I am not sure I was able to explain it clearly, but please let me know if further clarification would help answer the question.

Thanks a lot.

Unfortunately, I also don’t know the answer. Dynare usually can only handle time-invariant problems and yours does sound time-variant. You could maybe use auxiliary variables like in the case of Epstein-Zin preferences. But the bigger problem is typically how to implement the signal-extraction part itself as there is often not a closed-form solution available. The only case like this with Dynare I know is the Blanchard, L’Huillier, Lorenzoni AER paper (code at the AER homepage). Here, the solution to the signal extraction is basically solved using the Kalman filter in the steady state file and then provided to Dynare so that the within period expectation part does not appear to Dynare.

Johannes,

thanks for your reply! You helped understand my problem much better – as you always do.
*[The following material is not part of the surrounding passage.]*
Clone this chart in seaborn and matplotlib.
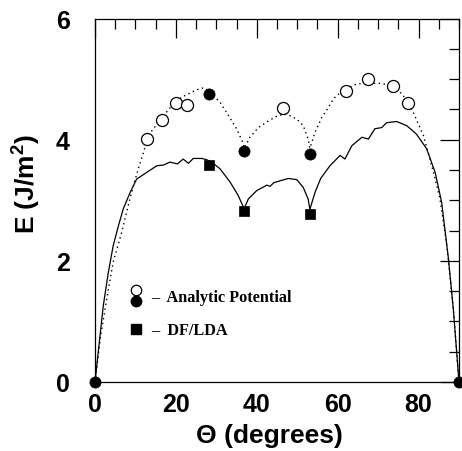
import matplotlib
matplotlib.use("Agg")
import matplotlib.pyplot as plt
import seaborn as sns
import numpy as np
import pandas as pd
from matplotlib.lines import Line2D
from matplotlib.legend_handler import HandlerBase
from matplotlib.ticker import MultipleLocator

# ---------------- data ----------------
theta_analytic = [0, 1.4, 2.9, 4.5, 6.6, 8.2, 9.5, 10.7, 12.0, 12.8, 14.0, 16.5, 18.5,
                  20.2, 22.0, 23.5, 25.0, 26.4, 27.3, 28.4, 30.9, 33.0, 35.0, 36.5, 36.9,
                  38.3, 40.4, 42.9, 45.3, 47.4, 49.9, 51.5, 52.7, 53.13,
                  54.4, 56.1, 57.7, 58.9, 61.0, 64.7, 67.2, 70.5, 73.8, 76.2, 78.7,
                  81.2, 83.7, 85.3, 87.0, 88.6, 90.0]
E_analytic = [0, 0.76, 1.37, 1.98, 2.47, 2.91, 3.24, 3.52, 3.79, 3.98, 4.14, 4.36, 4.52,
              4.65, 4.72, 4.77, 4.82, 4.85, 4.85, 4.78, 4.62, 4.40, 4.18, 3.96, 3.86,
              4.04, 4.20, 4.31, 4.40, 4.42, 4.34, 4.23, 4.01, 3.86,
              4.12, 4.37, 4.53, 4.67, 4.80, 4.92, 4.93, 4.93, 4.89, 4.73, 4.45,
              4.07, 3.46, 3.02, 2.25, 1.20, 0]

theta_dflda = [0, 1.07, 2.05, 3.3, 4.5, 5.8, 7.0, 8.7, 10.3, 12.8, 15.3, 16.9, 18.5,
               20.4, 21.8, 23.1, 24.3, 26.4, 27.6, 29.0, 30.9, 33.4, 35.4, 36.87,
               37.9, 40.0, 42.5, 43.3, 44.2, 45.7, 47.8, 49.9, 51.5, 52.7, 53.13,
               54.4, 55.8, 58.1, 60.6, 61.8, 63.5, 66.0, 67.6, 69.2, 70.9, 72.1,
               74.6, 77.1, 79.5, 82.0, 84.1, 85.7, 87.4, 88.6, 90.0]
E_dflda = [0, 0.66, 1.26, 1.81, 2.25, 2.58, 2.86, 3.13, 3.35, 3.46, 3.57, 3.58, 3.63,
           3.60, 3.68, 3.61, 3.69, 3.69, 3.67, 3.62, 3.52, 3.30, 3.08, 2.86,
           3.02, 3.16, 3.25, 3.23, 3.29, 3.32, 3.36, 3.34, 3.21, 3.02, 2.85,
           3.13, 3.36, 3.57, 3.74, 3.68, 3.90, 4.04, 4.01, 4.18, 4.20, 4.28,
           4.30, 4.23, 4.09, 3.85, 3.46, 2.97, 2.03, 1.20, 0]

theta_open = [12.8, 16.5, 20.1, 22.75, 46.5, 62.0, 67.4, 73.8, 77.5]
E_open = [4.01, 4.33, 4.60, 4.58, 4.52, 4.80, 5.00, 4.89, 4.61]

theta_filled = [0.0, 28.07, 36.87, 53.13, 90.0]
E_filled = [0.0, 4.75, 3.81, 3.77, 0.0]

theta_square = [28.07, 36.87, 53.13]
E_square = [3.58, 2.82, 2.78]

x_ticks = [0, 20, 40, 60, 80]
y_ticks = [0, 2, 4, 6]
legend_labels = ["–  Analytic Potential", "–  DF/LDA"]
x_label = "Θ (degrees)"
y_label = "E (J/m$^\\mathbf{2}$)"

# ---------------- figure ----------------
sns.set_style("white")
plt.rcParams["font.family"] = ["Liberation Sans", "DejaVu Sans"]
plt.rcParams["mathtext.fontset"] = "custom"
plt.rcParams["mathtext.rm"] = "Liberation Sans:bold"
plt.rcParams["mathtext.bf"] = "Liberation Sans:bold"
plt.rcParams["text.color"] = "black"
plt.rcParams["axes.labelcolor"] = "black"
plt.rcParams["xtick.color"] = "black"
plt.rcParams["ytick.color"] = "black"

fig = plt.figure(figsize=(4.62, 4.52), dpi=100)
ax = fig.add_axes([95 / 462, 1 - 383 / 452, 364 / 462, 363.5 / 452])

df_a = pd.DataFrame({"theta": theta_analytic, "E": E_analytic})
df_d = pd.DataFrame({"theta": theta_dflda, "E": E_dflda})

sns.lineplot(data=df_a, x="theta", y="E", ax=ax, sort=False, estimator=None,
             color="black", lw=1.0, linestyle=(0, (1, 2.5)))
sns.lineplot(data=df_d, x="theta", y="E", ax=ax, sort=False, estimator=None,
             color="black", lw=0.9, linestyle="-")

sns.scatterplot(x=theta_open, y=E_open, ax=ax, marker="o", s=75,
                facecolor="white", edgecolor="black", linewidth=0.9, zorder=5)
sns.scatterplot(x=theta_filled, y=E_filled, ax=ax, marker="o", s=65,
                color="black", edgecolor="black", linewidth=0.5, zorder=6,
                clip_on=False)
sns.scatterplot(x=theta_square, y=E_square, ax=ax, marker="s", s=55,
                color="black", edgecolor="black", linewidth=0.5, zorder=6)

ax.set_xlim(0, 90)
ax.set_ylim(0, 6)
ax.set_xticks(x_ticks)
ax.set_yticks(y_ticks)
ax.xaxis.set_minor_locator(MultipleLocator(5))
ax.yaxis.set_minor_locator(MultipleLocator(0.5))
ax.tick_params(which="both", direction="in", top=True, right=True,
               color="black", width=0.9)
ax.tick_params(which="major", length=13.5)
ax.tick_params(which="minor", length=7)
ax.tick_params(axis="x", which="major", pad=7, labelsize=18, labelcolor="black")
ax.tick_params(axis="y", which="major", pad=18, labelsize=18, labelcolor="black")
for lab in ax.get_xticklabels() + ax.get_yticklabels():
    lab.set_fontweight("bold")
for sp in ax.spines.values():
    sp.set_color("black")
    sp.set_linewidth(0.9)

ax.set_xlabel(x_label, fontsize=19, fontweight="bold", color="black")
ax.set_ylabel(y_label, fontsize=19, fontweight="bold", color="black")
ax.xaxis.set_label_coords(0.48, -0.112)
ax.yaxis.set_label_coords(-0.146, 0.546)


class StackedCircles(HandlerBase):
    def create_artists(self, legend, orig_handle, xdescent, ydescent,
                       width, height, fontsize, trans):
        cx = width / 2 - xdescent
        cy = height / 2 - ydescent
        d = 3.9
        top = Line2D([cx], [cy + d], marker="o", markersize=7.5, ls="none",
                     mfc="white", mec="black", mew=0.9, transform=trans)
        bot = Line2D([cx], [cy - d], marker="o", markersize=7.5, ls="none",
                     mfc="black", mec="black", transform=trans)
        return [top, bot]


h_analytic = Line2D([], [], marker="o", ls="none", color="black")
h_dflda = Line2D([], [], marker="s", ls="none", color="black", markersize=6.5)
leg = ax.legend([h_analytic, h_dflda], legend_labels,
                handler_map={h_analytic: StackedCircles()},
                loc="upper left", bbox_to_anchor=(0.088, 0.255), frameon=False,
                borderpad=0, borderaxespad=0, handlelength=1.05, handletextpad=0.42,
                labelspacing=1.05,
                prop={"family": ["Liberation Serif", "DejaVu Serif"],
                      "weight": "bold", "size": 11.7})
for t in leg.get_texts():
    t.set_color("black")

fig.savefig("out.png", dpi=100)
I still think my problem is time-invariant, because both the true state and the signal noise is iid over time in my model (at least in the current version). So there is no complicated Kalman-filtering; the signal extraction part is not that hard for a given signal precision, and I can do it by hand. The only problem is that once I have the solution to the signal extraction, I want to take expected value of the objective so that I can choose the optimal precision. It seems to me that the following can work: since the signal, s(t) is iid, I can just use s(t+1) whenever I want to take ex ante expectations of an expression which contains the signal. So when I solve for the optimal pricing rule, I use s(t) in the equations (since price setting takes place after observing the signal), but when I write the optimality condition for the choice of signal precision, I use s(t+1). This way Dynare will “see it” as a random variable with exactly the same distribution that I want (because of the iid assumption.) Does this make sense?

Sounds good and correct to me.